We already have a prime suspect. Sam’s crafty dad, Jarrod, returned to the scene of the attack, tossing raw steak in the water and catching the ensuing feeding frenzy on film.

Jarrod also caught a few of the bloodthirsty critters and took them to the local museum for identification. The culprit? Amphipod crustaceans, a.k.a. sea fleas.

Case closed? Not necessarily. These sea fleas certainly had opportunity. But being totally down for free beef isn’t the same as boring into live teenager leg.

When Niel Bruce—a curator at the Museum of Tropical Queensland and one of the world’s foremost experts on mini marine crustaceans—watched the raw-steak video, something else caught his eye. Most of the scavenging sea-bugs in the video filmed by Sam’s dad are indeed sea fleas.

Sam Kanizay lays in a hospital bed in Melbourne.
Sam Kanizay lays in a hospital bed in Melbourne.
Image: Jarrod Kanizay via AP

But there’s something else in the dish too: cirolanid isopods.

Sometimes known as sea lice, these guys are voracious feeders, known to reduce a seal carcass to nothing but skin and bone in mere hours. Isopods are also good swimmers, which also makes them keen on swarming.

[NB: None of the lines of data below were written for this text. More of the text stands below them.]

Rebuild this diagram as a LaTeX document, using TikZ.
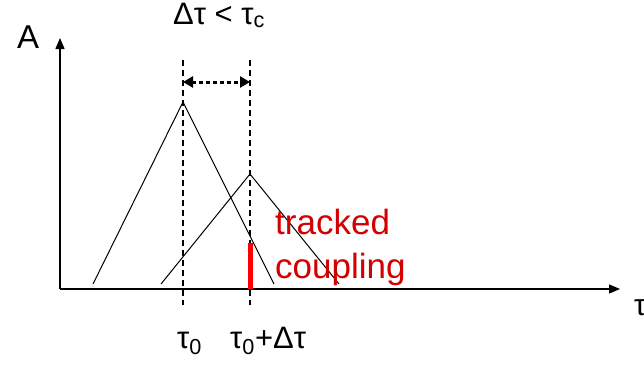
\documentclass[tikz,border=0pt]{standalone}
\usepackage{fontspec}
\setmainfont{Liberation Sans}
\usetikzlibrary{arrows.meta}
\definecolor{trackred}{RGB}{210,0,0}
\tikzset{
  axis/.style={line width=1.3pt, -{Triangle[length=11pt,width=9pt]}},
  pulse/.style={line width=1pt},
  guide/.style={line width=2.5pt, dash pattern=on 6pt off 4pt},
  gap/.style={line width=3pt, dash pattern=on 4pt off 3pt,
              {Triangle[length=10pt,width=11pt]}-{Triangle[length=10pt,width=11pt]}},
  lbl/.style={inner sep=0pt, anchor=base west}
}
\begin{document}
\begin{tikzpicture}[x=1pt,y=-1pt]
  \useasboundingbox (0,0) rectangle (644,365);
  % axes
  \coordinate (origin) at (60,289);
  \draw[axis] (origin) -- (60,38);
  \draw[axis] (origin) -- (620,289);
  \node[lbl, font=\fontsize{33}{33}\selectfont] (amp) at (17,48) {A};
  \node[lbl, font=\fontsize{30}{30}\selectfont] (tau) at (634,315) {τ};

  % the two pulses
  \draw[pulse] (93,284) -- (183,102) -- (274,284);
  \draw[pulse] (161,284) -- (250,174) -- (339,284);

  % guide lines at tau0 and tau0+dtau
  \foreach \x/\n in {183/t0,250/t1} {
    \coordinate (\n top) at (\x,60);
    \coordinate (\n bot) at (\x,305);
    \draw[guide] (\n top) -- (\n bot);
  }
  \draw[gap] (183,82) -- (250,82);
  \node[lbl, anchor=base, font=\fontsize{31}{31}\selectfont] (cond) at (219,24)
    {Δτ < τ\textsubscript{c}};

  % tracked coupling
  \draw[red, line width=5pt] (250,243) -- (origin -| 250,0);
  \node[lbl, align=left, text=trackred, font=\fontsize{35}{44}\selectfont] (track) at (275,278)
    {tracked\\coupling};

  \node[lbl, font=\fontsize{31}{31}\selectfont] (lab0) at (177,348) {τ\textsubscript{0}};
  \node[lbl, font=\fontsize{31}{31}\selectfont] (lab1) at (230,348) {τ\textsubscript{0}+Δτ};
\end{tikzpicture}
\end{document}
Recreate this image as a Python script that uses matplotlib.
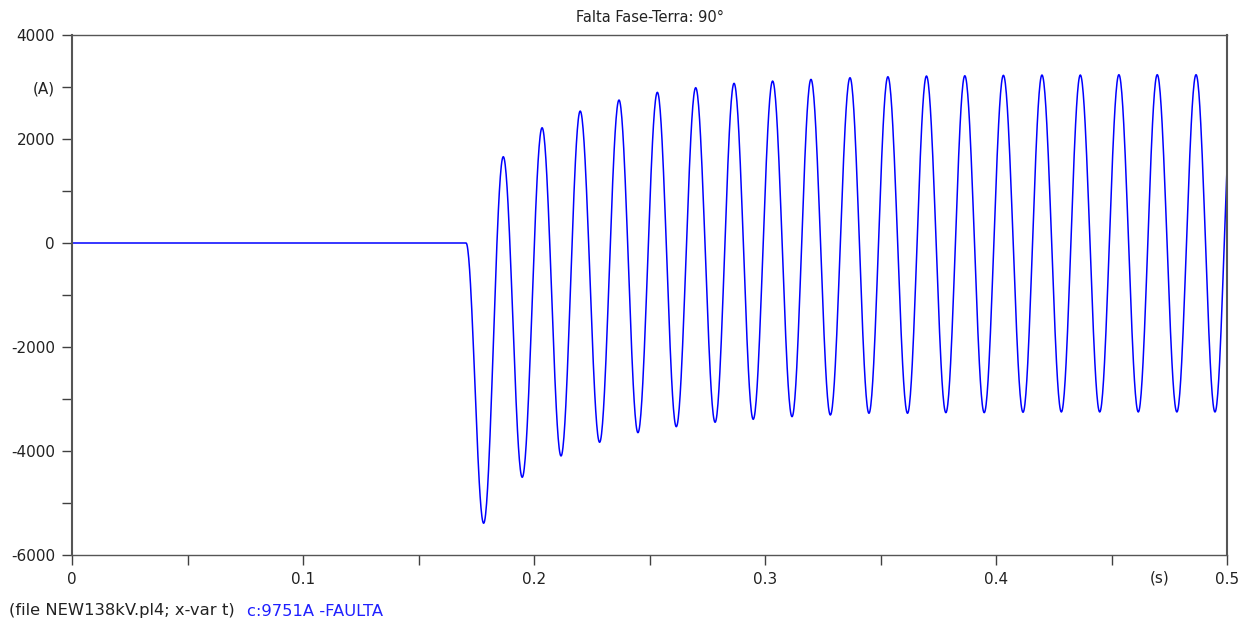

This bone-cleaning efficiency is crucial to keeping dead matter from warping marine ecosystems. But for non-dead creatures, their voraciousness and swimming skills can sometimes be a nasty combination. In 1978, a species of cirolanid suddenly began converging on sharks in the waters off Florida, killing huge predators by boring into their hearts (pdf, p.379). Their cousins Down Under did something similar to sharks in south Australia (pdf, p.5).

And, yep—they go for humans too.

“My knowledge of these scavengers is that cirolanid isopods are actually well-known biters in surf beaches and on coral reefs and have been recorded as biting swimmers and divers on a number of occasions,” says Bruce. “I know of one [incident], in Sydney, where divers were cleaning jetty pylons and were attacked by isopods that chewed the exposed skin between their face masks and wetsuit hoods.”

Even at 6-10 millimeters (about 0.2-0.4 inches) in length, the isopods Bruce spotted in the dish “have wide strong mandibles that do not have any difficulty in biting through human skin,” he says. Amphipods have smaller mouthparts, and reports of their attacks are relatively few.

Since these two types of scavengers tend to hang out in the same places, the amphipods may have been aiding and abetting.

“It is possible that both groups of small crustaceans attacked the boy, possibly with isopods opening the wound and then both isopods and amphipods feeding at the injury,” says Bruce.

So why did the amphipods fall for the steak sting in large numbers, if isopods were the more likely leg-biters?

It might have been, says Bruce, that “while isopods were involved they had moved away or burrowed into the sand when the sample was later collected.”

A classic case of frame the amphipods? Could be. Or maybe they were just already full of leg.